As ruinas “levantadas” por Armando Coelho estão representadas na quadricula (27-1) (5-3) da Carta à escala de  1/2000 DE 1986 executada pela ESTEREOFOTO para a DGOT e Câmara Municipal de Viana do Castelo. 

 Âncora na parte superior à linha Azul. Afife no lado inferior à linha Azul sendo a linha azul o limite de Afife com Âncora  transposto do extracto constante nos anexos “Elementos relevantes I e II” do respectivo processo do Património:




Anexos constantes no processo do património





















Acima a delimitação da “Cividade” constante no processo à qual sobrepus a delimitação das freguesias. Âncora na parte superior à linha Azul.
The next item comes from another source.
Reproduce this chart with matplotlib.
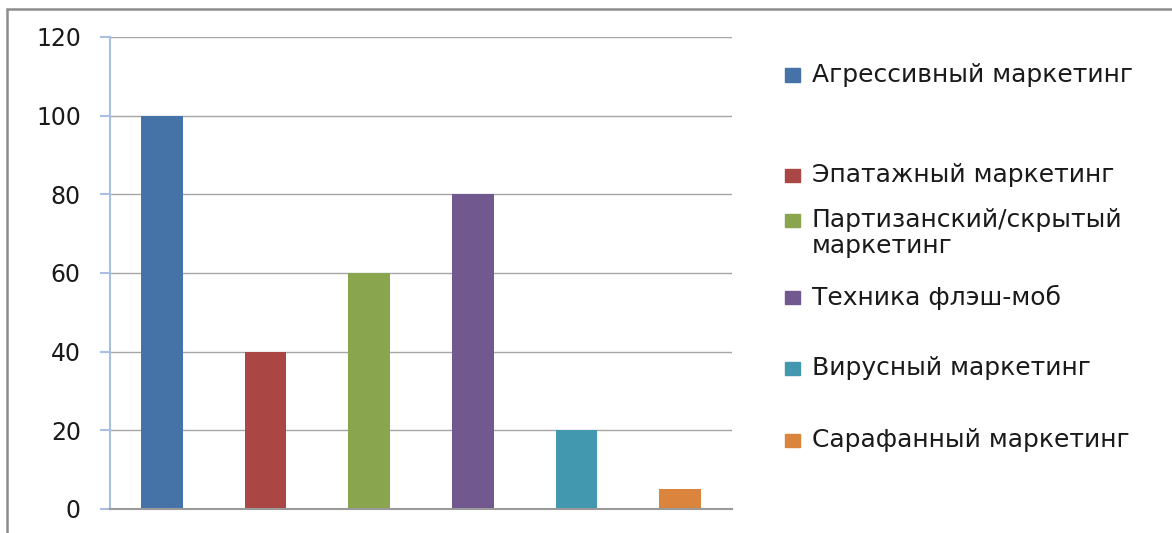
import matplotlib
matplotlib.use("Agg")
import matplotlib.pyplot as plt
from matplotlib.patches import Rectangle

# data
labels = [
    "Агрессивный маркетинг",
    "Эпатажный маркетинг",
    "Партизанский/скрытый\nмаркетинг",
    "Техника флэш-моб",
    "Вирусный маркетинг",
    "Сарафанный маркетинг",
]
values = [100, 40, 60, 80, 20, 5]
colors = ["#4572A7", "#AA4643", "#89A54E", "#71588F", "#4198AF", "#DB843D"]
yticks = [0, 20, 40, 60, 80, 100, 120]

W, H = 1172, 533
plt.rcParams["font.family"] = ["DejaVu Sans"]
fig = plt.figure(figsize=(W / 100, H / 100), dpi=100)
fig.patch.set_facecolor("white")

ax = fig.add_axes([110 / W, (H - 509) / H, (732 - 110) / W, (509 - 37) / H])

for i, (v, c) in enumerate(zip(values, colors)):
    ax.bar(i, v, width=0.4, color=c, zorder=3)

ax.set_xlim(-0.5, len(values) - 0.5)
ax.set_ylim(0, 120)
ax.set_yticks(yticks)
ax.set_xticks([])
ax.yaxis.grid(True, color="#A6A6A6", linewidth=1.0, zorder=0)
ax.set_axisbelow(True)

for s in ["top", "right"]:
    ax.spines[s].set_visible(False)
ax.spines["left"].set_color("#A9BFE3")
ax.spines["left"].set_linewidth(1.5)
ax.spines["bottom"].set_color("#9A9A9A")
ax.spines["bottom"].set_linewidth(1.5)
ax.spines["bottom"].set_zorder(4)
ax.tick_params(axis="y", direction="out", length=7, width=1.5, color="#A9BFE3",
               pad=14, labelsize=17, labelcolor="#1A1A1A")

# legend drawn by hand, Excel-like uneven spacing
leg_y = [75, 175, 220, 297, 368, 440]
for lab, c, y in zip(labels, colors, leg_y):
    fig.patches.append(Rectangle((785 / W, (H - y - 6.5) / H), 15 / W, 13 / H,
                                 transform=fig.transFigure, color=c, figure=fig))
    fig.text(812 / W, (H - y + 12) / H, lab, fontsize=18, color="#1A1A1A",
             va="top", ha="left", linespacing=1.12)

# outer frame (only top and left visible)
fig.patches.append(Rectangle((7 / W, -0.2), 1.2, (H - 9) / H + 0.2,
                             transform=fig.transFigure, fill=False,
                             edgecolor="#8C8C8C", linewidth=1.8, figure=fig,
                             clip_on=False))

fig.savefig("out.png", dpi=100)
Afife no lado inferior à linha Azul sendo a linha azul o limite de Afife com Âncora  transposto do extracto constante nos anexos “Elementos relevantes I e II” e que aqui segue






















NOTA FINAL

Mas Abel Viana  não se limita a deixar passar o erro  na localização da CIVIDADE de AFIFE constante na bibliografia arqueológica que invoca.  Ele próprio e nesse  mesmo texto seu comete um outro erro esse sem qualquer explicação.  

Situa o lugar da Lagarteira, (pequena póvoa de Pescadores, que deu origem á actual Vila Praia de Âncora,)  em Santa Maria de Âncora!!!

Em primeiro lugar Âncora é na Margem esquerda do Rio Âncora. Lagarteira sempre foi na margem direita  do rio  Âncora .  Lagarteira era um lugar da antiga paróquia  de  Santa  Marinha  de Gontinhães  hoje Vila Praia de Âncora!  Gontinhães  paróquia, essa sim antecessora da actual Vila.